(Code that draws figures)
>> start

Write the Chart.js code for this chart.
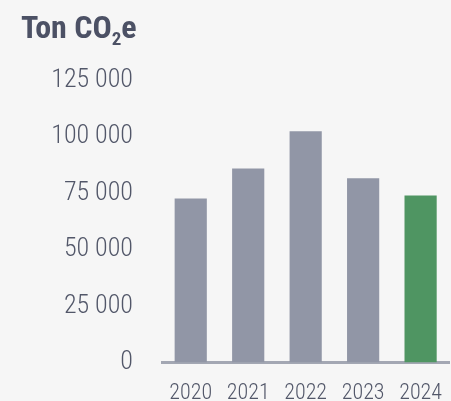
<!DOCTYPE html>
<html>
<head>
<meta charset="utf-8">
<script src="https://cdn.jsdelivr.net/npm/chart.js"></script>
<style>
  html, body { margin: 0; padding: 0; background: #f6f6f6; overflow: hidden; }
  body { width: 451px; height: 401px; position: relative; }
  #title {
    position: absolute; left: 21px; top: 9px; z-index: 2;
    font-family: Roboto, sans-serif; font-stretch: condensed;
    font-weight: 700; font-size: 32px; line-height: 36px;
    color: #4c5165; white-space: nowrap;
  }
  #title sub { font-size: 19px; vertical-align: -7px; line-height: 0; }
  #wrap { position: absolute; left: 0; top: 0; width: 460px; height: 425px; }
</style>
</head>
<body>
<div id="title">Ton CO<sub>2</sub>e</div>
<div id="wrap"><canvas id="chart"></canvas></div>
<script>
// emissions per year
const years = ['2020', '2021', '2022', '2023', '2024'];
const emissions = [72600, 85900, 102300, 81500, 73900];
const barColors = ['#9196a6', '#9196a6', '#9196a6', '#9196a6', '#4f9562'];
const yTickLabels = ['0', '25 000', '50 000', '75 000', '100 000', '125 000'];

const textColor = '#525769';

new Chart(document.getElementById('chart'), {
    type: 'bar',
    data: {
        labels: years,
        datasets: [{
            data: emissions,
            backgroundColor: barColors,
            barPercentage: 0.56,
            categoryPercentage: 1.0
        }]
    },
    options: {
        responsive: true,
        maintainAspectRatio: false,
        devicePixelRatio: 1,
        animation: false,
        layout: { padding: { top: 80, right: 0, left: 0, bottom: 0 } },
        plugins: {
            legend: { display: false },
            tooltip: { enabled: false }
        },
        scales: {
            x: {
                grid: { display: false, drawTicks: false },
                border: { display: true, color: '#a3a7b3', width: 3 },
                ticks: {
                    color: textColor,
                    // weight string carries the stretch so canvas picks condensed Roboto
                    font: { family: 'Roboto', size: 22, weight: '300 condensed' },
                    padding: 18,
                    maxRotation: 0
                }
            },
            y: {
                min: 0,
                max: 125000,
                grid: { display: false, drawTicks: false },
                border: { display: false },
                afterFit: (s) => { s.width = 162; },
                ticks: {
                    stepSize: 25000,
                    color: textColor,
                    font: { family: 'Roboto', size: 26, weight: '300 condensed' },
                    padding: 29,
                    callback: (v, i) => yTickLabels[i]
                }
            }
        }
    }
});
</script>
</body>
</html>
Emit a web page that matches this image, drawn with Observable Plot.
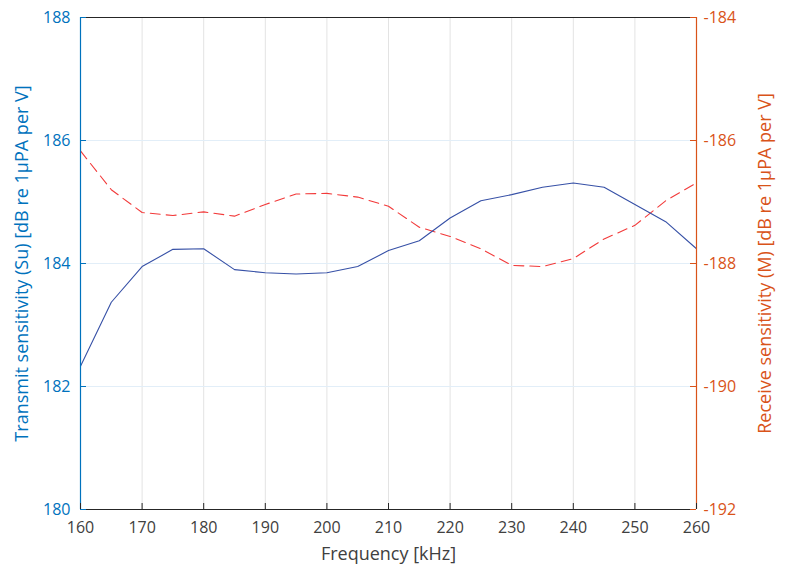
<!DOCTYPE html>
<html>
<head>
<meta charset="utf-8">
<script src="https://cdn.jsdelivr.net/npm/d3@7"></script>
<script src="https://cdn.jsdelivr.net/npm/@observablehq/plot@0.6"></script>
<style>
  html, body { margin: 0; padding: 0; background: #fff; }
</style>
</head>
<body>
<div id="chart"></div>
<script>
const frequency = [160,165,170,175,180,185,190,195,200,205,210,215,220,225,230,235,240,245,250,255,260];
const transmit = [182.33,183.37,183.95,184.23,184.24,183.90,183.85,183.83,183.85,183.95,184.21,184.37,184.74,185.02,185.12,185.24,185.31,185.24,184.96,184.68,184.24];
const receive = [-186.17,-186.80,-187.17,-187.22,-187.16,-187.23,-187.04,-186.87,-186.86,-186.92,-187.07,-187.41,-187.56,-187.76,-188.03,-188.05,-187.92,-187.60,-187.38,-186.98,-186.69];

const xTicks = [160,170,180,190,200,210,220,230,240,250,260];
const leftTicks = [180,182,184,186,188];
const rightTicks = [-192,-190,-188,-186,-184];
const leftDomain = [180,188];
const rightDomain = [-192,-184];

const xLabel = "Frequency [kHz]";
const leftLabel = "Transmit sensitivity (Su) [dB re 1\u00b5PA per V]";
const rightLabel = "Receive sensitivity (M) [dB re 1\u00b5PA per V]";

// map right axis values onto left scale
const shift = leftDomain[0] - rightDomain[0];
const toLeft = v => v + shift;

const tData = frequency.map((f, i) => ({f, v: transmit[i]}));
const rData = frequency.map((f, i) => ({f, v: toLeft(receive[i])}));

const W = 786, H = 567;
const mL = 80, mR = 90, mT = 17, mB = 58;
const pw = W - mL - mR, ph = H - mT - mB;
const blueAxis = "#0072BD", redAxis = "#D95319";
const font = "'Open Sans', 'Noto Sans', sans-serif";

const chart = Plot.plot({
  width: W, height: H,
  marginLeft: mL, marginRight: mR, marginTop: mT, marginBottom: mB,
  style: {fontFamily: font, fontSize: "16px", background: "#fff"},
  x: {domain: [160, 260]},
  y: {domain: leftDomain},
  marks: [
    // grid
    Plot.ruleX(xTicks.slice(1, -1), {stroke: "#e3e3e3", strokeWidth: 1}),
    Plot.ruleY(leftTicks.slice(1, -1), {stroke: "#e2eef8", strokeWidth: 1.2}),
    // data
    Plot.line(rData, {x: "f", y: "v", stroke: "#f23a3a", strokeWidth: 1.1, strokeDasharray: "10,6"}),
    Plot.line(tData, {x: "f", y: "v", stroke: "#3650a6", strokeWidth: 1.1}),
    // box
    Plot.ruleY([leftDomain[1]], {stroke: "#262626", strokeWidth: 1}),
    Plot.ruleY([leftDomain[0]], {stroke: "#262626", strokeWidth: 1}),
    Plot.ruleX([160], {stroke: blueAxis, strokeWidth: 1.2}),
    Plot.ruleX([260], {stroke: redAxis, strokeWidth: 1.2}),
    // inward ticks
    Plot.ruleX(xTicks, {stroke: "#262626", insetTop: ph - 6}),
    Plot.ruleY(leftTicks, {stroke: blueAxis, insetRight: pw - 6}),
    Plot.ruleY(rightTicks.map(toLeft), {stroke: redAxis, insetLeft: pw - 6}),
    // axes labels
    Plot.axisX(xTicks, {tickSize: 0, tickPadding: 9, dy: 3, color: "#404040", label: null, fontSize: 16, tickFormat: d => String(d)}),
    Plot.axisY(leftTicks, {anchor: "left", tickSize: 0, tickPadding: 10, color: blueAxis, label: null, fontSize: 16, tickFormat: d => String(d)}),
    Plot.axisY(rightTicks.map(toLeft), {anchor: "right", tickSize: 0, tickPadding: 7, color: redAxis, label: null, fontSize: 16,
      tickFormat: d => String(d - shift)}),
    Plot.text([xLabel], {frameAnchor: "bottom", dy: 50, text: d => d, fill: "#404040", fontSize: 18, textAnchor: "middle"}),
    Plot.text([leftLabel], {frameAnchor: "left", dx: -58, rotate: -90, text: d => d, fill: blueAxis, fontSize: 18, textAnchor: "middle"}),
    Plot.text([rightLabel], {frameAnchor: "right", dx: 69, rotate: -90, text: d => d, fill: redAxis, fontSize: 18, textAnchor: "middle"})
  ]
});
document.getElementById("chart").appendChild(chart);
</script>
</body>
</html>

>> end

### STATED PROBLEM
Output all of the records exactly as they appear above, but not the pictures.

### WRITTEN ANSWER
Write the Chart.js code for this chart.
<!DOCTYPE html>
<html>
<head>
<meta charset="utf-8">
<script src="https://cdn.jsdelivr.net/npm/chart.js"></script>
<style>
  html, body { margin: 0; padding: 0; background: #f6f6f6; overflow: hidden; }
  body { width: 451px; height: 401px; position: relative; }
  #title {
    position: absolute; left: 21px; top: 9px; z-index: 2;
    font-family: Roboto, sans-serif; font-stretch: condensed;
    font-weight: 700; font-size: 32px; line-height: 36px;
    color: #4c5165; white-space: nowrap;
  }
  #title sub { font-size: 19px; vertical-align: -7px; line-height: 0; }
  #wrap { position: absolute; left: 0; top: 0; width: 460px; height: 425px; }
</style>
</head>
<body>
<div id="title">Ton CO<sub>2</sub>e</div>
<div id="wrap"><canvas id="chart"></canvas></div>
<script>
// emissions per year
const years = ['2020', '2021', '2022', '2023', '2024'];
const emissions = [72600, 85900, 102300, 81500, 73900];
const barColors = ['#9196a6', '#9196a6', '#9196a6', '#9196a6', '#4f9562'];
const yTickLabels = ['0', '25 000', '50 000', '75 000', '100 000', '125 000'];

const textColor = '#525769';

new Chart(document.getElementById('chart'), {
    type: 'bar',
    data: {
        labels: years,
        datasets: [{
            data: emissions,
            backgroundColor: barColors,
            barPercentage: 0.56,
            categoryPercentage: 1.0
        }]
    },
    options: {
        responsive: true,
        maintainAspectRatio: false,
        devicePixelRatio: 1,
        animation: false,
        layout: { padding: { top: 80, right: 0, left: 0, bottom: 0 } },
        plugins: {
            legend: { display: false },
            tooltip: { enabled: false }
        },
        scales: {
            x: {
                grid: { display: false, drawTicks: false },
                border: { display: true, color: '#a3a7b3', width: 3 },
                ticks: {
                    color: textColor,
                    // weight string carries the stretch so canvas picks condensed Roboto
                    font: { family: 'Roboto', size: 22, weight: '300 condensed' },
                    padding: 18,
                    maxRotation: 0
                }
            },
            y: {
                min: 0,
                max: 125000,
                grid: { display: false, drawTicks: false },
                border: { display: false },
                afterFit: (s) => { s.width = 162; },
                ticks: {
                    stepSize: 25000,
                    color: textColor,
                    font: { family: 'Roboto', size: 26, weight: '300 condensed' },
                    padding: 29,
                    callback: (v, i) => yTickLabels[i]
                }
            }
        }
    }
});
</script>
</body>
</html>
Emit a web page that matches this image, drawn with Observable Plot.
<!DOCTYPE html>
<html>
<head>
<meta charset="utf-8">
<script src="https://cdn.jsdelivr.net/npm/d3@7"></script>
<script src="https://cdn.jsdelivr.net/npm/@observablehq/plot@0.6"></script>
<style>
  html, body { margin: 0; padding: 0; background: #fff; }
</style>
</head>
<body>
<div id="chart"></div>
<script>
const frequency = [160,165,170,175,180,185,190,195,200,205,210,215,220,225,230,235,240,245,250,255,260];
const transmit = [182.33,183.37,183.95,184.23,184.24,183.90,183.85,183.83,183.85,183.95,184.21,184.37,184.74,185.02,185.12,185.24,185.31,185.24,184.96,184.68,184.24];
const receive = [-186.17,-186.80,-187.17,-187.22,-187.16,-187.23,-187.04,-186.87,-186.86,-186.92,-187.07,-187.41,-187.56,-187.76,-188.03,-188.05,-187.92,-187.60,-187.38,-186.98,-186.69];

const xTicks = [160,170,180,190,200,210,220,230,240,250,260];
const leftTicks = [180,182,184,186,188];
const rightTicks = [-192,-190,-188,-186,-184];
const leftDomain = [180,188];
const rightDomain = [-192,-184];

const xLabel = "Frequency [kHz]";
const leftLabel = "Transmit sensitivity (Su) [dB re 1\u00b5PA per V]";
const rightLabel = "Receive sensitivity (M) [dB re 1\u00b5PA per V]";

// map right axis values onto left scale
const shift = leftDomain[0] - rightDomain[0];
const toLeft = v => v + shift;

const tData = frequency.map((f, i) => ({f, v: transmit[i]}));
const rData = frequency.map((f, i) => ({f, v: toLeft(receive[i])}));

const W = 786, H = 567;
const mL = 80, mR = 90, mT = 17, mB = 58;
const pw = W - mL - mR, ph = H - mT - mB;
const blueAxis = "#0072BD", redAxis = "#D95319";
const font = "'Open Sans', 'Noto Sans', sans-serif";

const chart = Plot.plot({
  width: W, height: H,
  marginLeft: mL, marginRight: mR, marginTop: mT, marginBottom: mB,
  style: {fontFamily: font, fontSize: "16px", background: "#fff"},
  x: {domain: [160, 260]},
  y: {domain: leftDomain},
  marks: [
    // grid
    Plot.ruleX(xTicks.slice(1, -1), {stroke: "#e3e3e3", strokeWidth: 1}),
    Plot.ruleY(leftTicks.slice(1, -1), {stroke: "#e2eef8", strokeWidth: 1.2}),
    // data
    Plot.line(rData, {x: "f", y: "v", stroke: "#f23a3a", strokeWidth: 1.1, strokeDasharray: "10,6"}),
    Plot.line(tData, {x: "f", y: "v", stroke: "#3650a6", strokeWidth: 1.1}),
    // box
    Plot.ruleY([leftDomain[1]], {stroke: "#262626", strokeWidth: 1}),
    Plot.ruleY([leftDomain[0]], {stroke: "#262626", strokeWidth: 1}),
    Plot.ruleX([160], {stroke: blueAxis, strokeWidth: 1.2}),
    Plot.ruleX([260], {stroke: redAxis, strokeWidth: 1.2}),
    // inward ticks
    Plot.ruleX(xTicks, {stroke: "#262626", insetTop: ph - 6}),
    Plot.ruleY(leftTicks, {stroke: blueAxis, insetRight: pw - 6}),
    Plot.ruleY(rightTicks.map(toLeft), {stroke: redAxis, insetLeft: pw - 6}),
    // axes labels
    Plot.axisX(xTicks, {tickSize: 0, tickPadding: 9, dy: 3, color: "#404040", label: null, fontSize: 16, tickFormat: d => String(d)}),
    Plot.axisY(leftTicks, {anchor: "left", tickSize: 0, tickPadding: 10, color: blueAxis, label: null, fontSize: 16, tickFormat: d => String(d)}),
    Plot.axisY(rightTicks.map(toLeft), {anchor: "right", tickSize: 0, tickPadding: 7, color: redAxis, label: null, fontSize: 16,
      tickFormat: d => String(d - shift)}),
    Plot.text([xLabel], {frameAnchor: "bottom", dy: 50, text: d => d, fill: "#404040", fontSize: 18, textAnchor: "middle"}),
    Plot.text([leftLabel], {frameAnchor: "left", dx: -58, rotate: -90, text: d => d, fill: blueAxis, fontSize: 18, textAnchor: "middle"}),
    Plot.text([rightLabel], {frameAnchor: "right", dx: 69, rotate: -90, text: d => d, fill: redAxis, fontSize: 18, textAnchor: "middle"})
  ]
});
document.getElementById("chart").appendChild(chart);
</script>
</body>
</html>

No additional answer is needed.